Nous vivons dans une dictature et c’est celle du bonheur. C’est celle en tout cas qu’on cherche à nous vendre. Et nous sommes plusieurs à vouloir l’acheter dans notre société qui a perdu bien des repères.
Mais c’est une dictature du bonheur artificiel. Le message derrière cette dictature ?
Comblez tous vos besoins et vous serez heureux.
Vous ne me croyez pas ?
Il suffit de regarder un peu la télévision pour s’en rendre compte. J’en ai déjà parlé, les publicités de constructeurs automobiles inondent les ondes. Et elles ont toutes la même trame de fond.
Avec un char, vous serez heureux. Vous vivrez plein d’aventures formidables. La vie est plate au volant d’un char plate ? Achetez un char l’fun et la vie sera formidable.
La même logique s’applique aux magasins d’ameublement. Les gens sont tellement plus heureux avec un nouveau sofa ou un téléviseur 72 pouces. Ils transpirent le bonheur.
Sauf que le bonheur tout le temps, chaque jour, chaque heure, chaque minute, ça n’existe pas.
Mais si t’es conditionné à y croire et que ça ne marche pas, y a forcément un problème.
Mais lequel ? Tu as un char neuf, celui où la petite famille avait l’air si heureuse dans la publicité que tu as vue 150 fois. Tu as changé ton mobilier de salon et refait toute ta cuisine. Tsé comme dans la publicité où la mère et sa fille trépignaient de joie à choisir qui un sofa qui un nouveau comptoir en granit.
Il n’y a donc aucune raison pour que tu ne sois pas heureux, selon les standards de la dictature du bonheur.
Mais tu ne l’es pas. Du moins, pas totalement. Malgré le char, malgré le sofa, malgré la nouvelle tondeuse, malgré l’immense cabanon qui pourrait servir de maison à une famille de réfugiés syriens.
Et il y a la souffrance. Celle des autres. Parce que la tienne, tu l’ignores. Hé ! Tu adhères pleinement à la dictature du bonheur. C’est IMPOSSIBLE que tu ne sois pas heureux en tout temps.
Elle dérange, la souffrance. Elle vient jeter de l’ombre sur ton petit bonheur artificiel. Petit bonheur qui t’a coûté la peau des fesses.
Je reprends encore ces paroles de la chanson Le bonheur de Daniel Bélanger.
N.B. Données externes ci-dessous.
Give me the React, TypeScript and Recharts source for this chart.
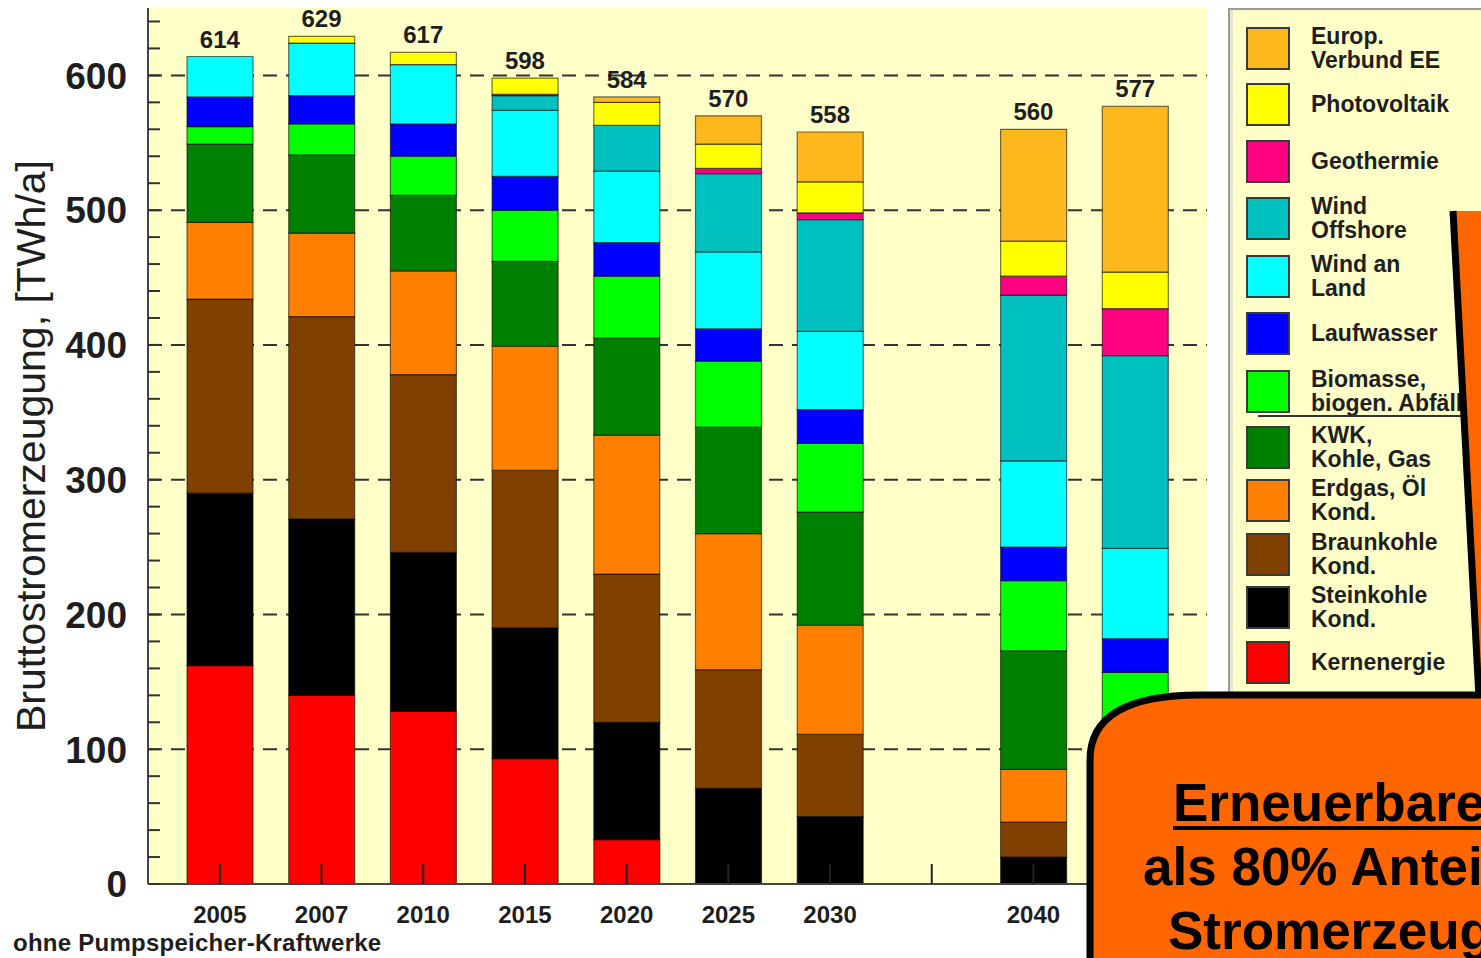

Je sais le malheur, c’est comme le reste.
Moins on en entend parler.
Et moins ça nous intéresse.
Vous en doutez encore ?
J’espère que vous avez bien lu la chronique de Marie-Ève. Ces gens qui appellent après une alerte Amber non pas pour aider les autorités dans leurs recherches, mais pour se plaindre d’avoir été dérangés par l’alerte à une heure tardive.
C’est en plein ça la dictature du bonheur. Je suis supposé être heureux et tout le monde est supposé être heureux. Le contraire est impossible. Alors si vous n’êtes pas heureux ou si vous avez un problème, prière d’aller sonner à une autre porte.
Les gens qui souffrent sont les colporteurs du 21e siècle qu’on ne veut pas voir à notre porte.
Vous trouvez que j’exagère ?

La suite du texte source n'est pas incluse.